begin
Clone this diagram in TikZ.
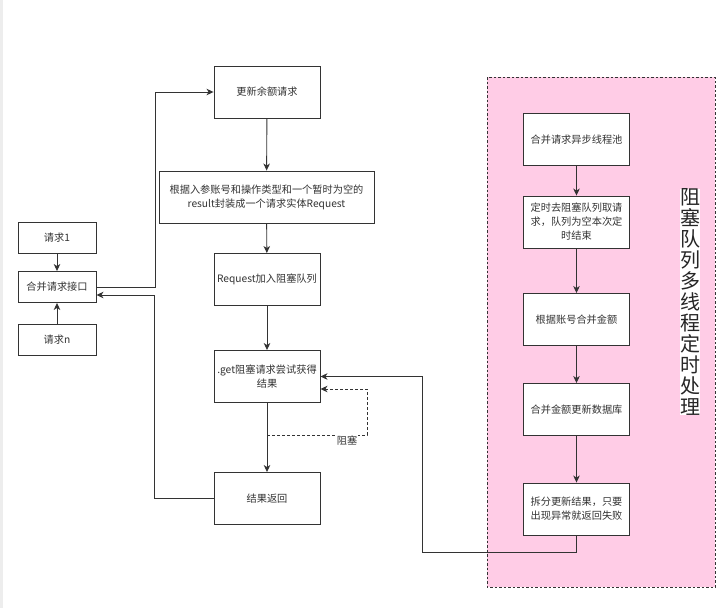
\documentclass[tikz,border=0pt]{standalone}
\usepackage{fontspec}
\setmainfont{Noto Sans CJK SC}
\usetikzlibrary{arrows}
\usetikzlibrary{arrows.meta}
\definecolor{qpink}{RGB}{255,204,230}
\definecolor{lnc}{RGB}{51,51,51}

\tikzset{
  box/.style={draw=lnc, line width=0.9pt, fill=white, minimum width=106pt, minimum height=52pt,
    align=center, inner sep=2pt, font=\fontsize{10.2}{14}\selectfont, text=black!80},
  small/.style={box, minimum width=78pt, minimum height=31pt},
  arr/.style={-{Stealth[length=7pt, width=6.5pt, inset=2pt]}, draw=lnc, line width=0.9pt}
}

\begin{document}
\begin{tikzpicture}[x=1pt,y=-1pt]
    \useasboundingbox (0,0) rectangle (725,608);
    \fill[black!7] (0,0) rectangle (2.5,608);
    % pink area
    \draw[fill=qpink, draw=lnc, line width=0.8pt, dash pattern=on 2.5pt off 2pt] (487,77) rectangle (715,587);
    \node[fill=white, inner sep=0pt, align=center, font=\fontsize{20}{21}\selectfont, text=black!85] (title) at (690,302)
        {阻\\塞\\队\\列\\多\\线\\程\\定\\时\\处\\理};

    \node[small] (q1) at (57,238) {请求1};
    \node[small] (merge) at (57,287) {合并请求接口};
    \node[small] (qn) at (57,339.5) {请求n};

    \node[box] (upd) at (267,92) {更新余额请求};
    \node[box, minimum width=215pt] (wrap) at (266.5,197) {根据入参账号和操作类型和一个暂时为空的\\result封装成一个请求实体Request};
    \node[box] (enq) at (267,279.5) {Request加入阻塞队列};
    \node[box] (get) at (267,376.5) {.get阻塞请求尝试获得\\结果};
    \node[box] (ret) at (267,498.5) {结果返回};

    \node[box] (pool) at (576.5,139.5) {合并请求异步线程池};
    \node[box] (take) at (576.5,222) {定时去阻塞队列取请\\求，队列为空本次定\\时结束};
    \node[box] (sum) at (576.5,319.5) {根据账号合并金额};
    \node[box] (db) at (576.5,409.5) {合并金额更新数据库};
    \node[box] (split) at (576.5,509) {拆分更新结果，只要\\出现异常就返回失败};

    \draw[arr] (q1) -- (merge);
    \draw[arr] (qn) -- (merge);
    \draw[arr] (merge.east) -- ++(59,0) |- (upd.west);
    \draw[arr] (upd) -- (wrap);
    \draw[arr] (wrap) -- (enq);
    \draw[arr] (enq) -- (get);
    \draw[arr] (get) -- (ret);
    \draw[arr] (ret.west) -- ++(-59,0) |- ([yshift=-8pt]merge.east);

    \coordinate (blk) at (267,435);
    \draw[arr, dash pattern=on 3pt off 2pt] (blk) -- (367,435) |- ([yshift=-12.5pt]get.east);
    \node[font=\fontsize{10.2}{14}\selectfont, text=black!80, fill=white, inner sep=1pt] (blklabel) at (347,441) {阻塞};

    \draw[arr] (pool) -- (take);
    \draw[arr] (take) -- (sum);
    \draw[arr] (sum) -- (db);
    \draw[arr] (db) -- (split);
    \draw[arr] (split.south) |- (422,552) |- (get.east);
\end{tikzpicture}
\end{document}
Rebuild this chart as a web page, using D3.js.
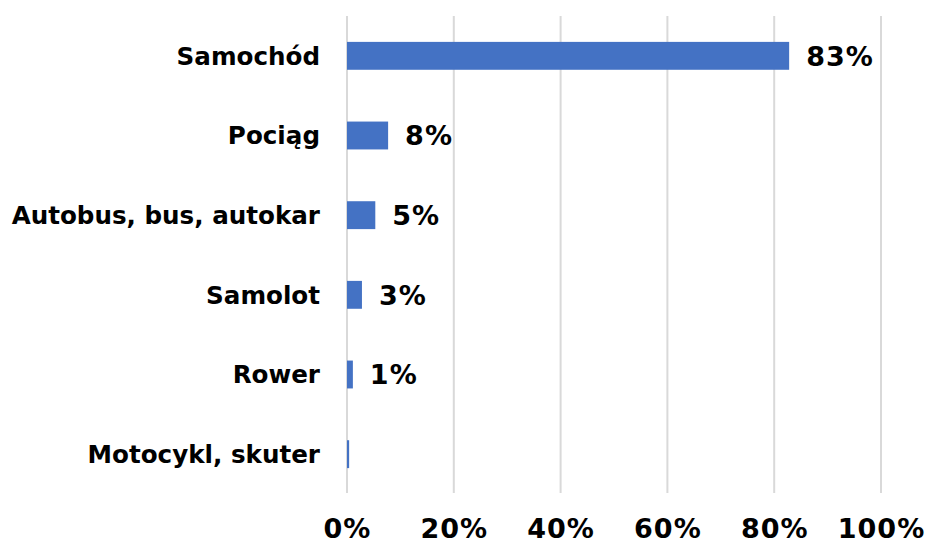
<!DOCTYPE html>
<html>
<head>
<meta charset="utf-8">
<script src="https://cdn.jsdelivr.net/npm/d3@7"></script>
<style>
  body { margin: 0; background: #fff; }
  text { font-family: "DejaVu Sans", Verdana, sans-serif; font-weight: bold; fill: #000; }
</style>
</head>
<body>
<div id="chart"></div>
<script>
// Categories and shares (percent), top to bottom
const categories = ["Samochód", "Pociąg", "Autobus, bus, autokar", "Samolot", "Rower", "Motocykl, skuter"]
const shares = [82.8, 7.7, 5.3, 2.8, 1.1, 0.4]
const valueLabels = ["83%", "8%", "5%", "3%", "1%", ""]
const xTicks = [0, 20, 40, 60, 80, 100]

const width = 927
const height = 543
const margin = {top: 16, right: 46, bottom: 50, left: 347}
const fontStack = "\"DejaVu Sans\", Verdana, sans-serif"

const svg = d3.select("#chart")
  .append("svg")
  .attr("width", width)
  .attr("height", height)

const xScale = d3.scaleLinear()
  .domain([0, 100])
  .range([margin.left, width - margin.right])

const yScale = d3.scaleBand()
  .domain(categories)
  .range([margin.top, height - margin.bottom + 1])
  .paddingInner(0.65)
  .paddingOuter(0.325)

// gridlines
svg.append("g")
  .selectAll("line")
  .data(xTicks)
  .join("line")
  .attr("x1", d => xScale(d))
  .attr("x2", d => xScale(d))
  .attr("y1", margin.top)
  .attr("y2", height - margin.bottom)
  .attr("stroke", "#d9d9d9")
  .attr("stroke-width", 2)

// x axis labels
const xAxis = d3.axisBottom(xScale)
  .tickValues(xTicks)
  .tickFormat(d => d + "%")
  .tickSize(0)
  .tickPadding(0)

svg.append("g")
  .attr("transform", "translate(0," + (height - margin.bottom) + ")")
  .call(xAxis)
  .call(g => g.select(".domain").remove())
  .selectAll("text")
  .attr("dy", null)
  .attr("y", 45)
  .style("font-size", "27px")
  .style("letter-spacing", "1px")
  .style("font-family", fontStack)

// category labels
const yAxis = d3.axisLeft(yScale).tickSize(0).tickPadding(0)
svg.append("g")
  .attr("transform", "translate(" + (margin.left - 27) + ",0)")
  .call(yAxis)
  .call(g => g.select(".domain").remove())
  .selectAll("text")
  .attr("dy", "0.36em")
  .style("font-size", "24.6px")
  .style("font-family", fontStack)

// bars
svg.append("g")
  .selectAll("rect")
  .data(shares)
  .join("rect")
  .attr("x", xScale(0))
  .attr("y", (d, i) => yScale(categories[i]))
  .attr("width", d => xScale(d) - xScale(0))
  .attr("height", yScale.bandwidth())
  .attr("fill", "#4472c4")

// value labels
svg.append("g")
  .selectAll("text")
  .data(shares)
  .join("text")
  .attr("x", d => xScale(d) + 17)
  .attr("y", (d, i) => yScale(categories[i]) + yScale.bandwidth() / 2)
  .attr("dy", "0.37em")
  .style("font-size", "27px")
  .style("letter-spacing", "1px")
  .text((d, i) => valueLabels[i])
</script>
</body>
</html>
end
- _The task_
Extract every line containing the string "chart" from the material.

- _Task solution_
Rebuild this chart as a web page, using D3.js.
<div id="chart"></div>
const svg = d3.select("#chart")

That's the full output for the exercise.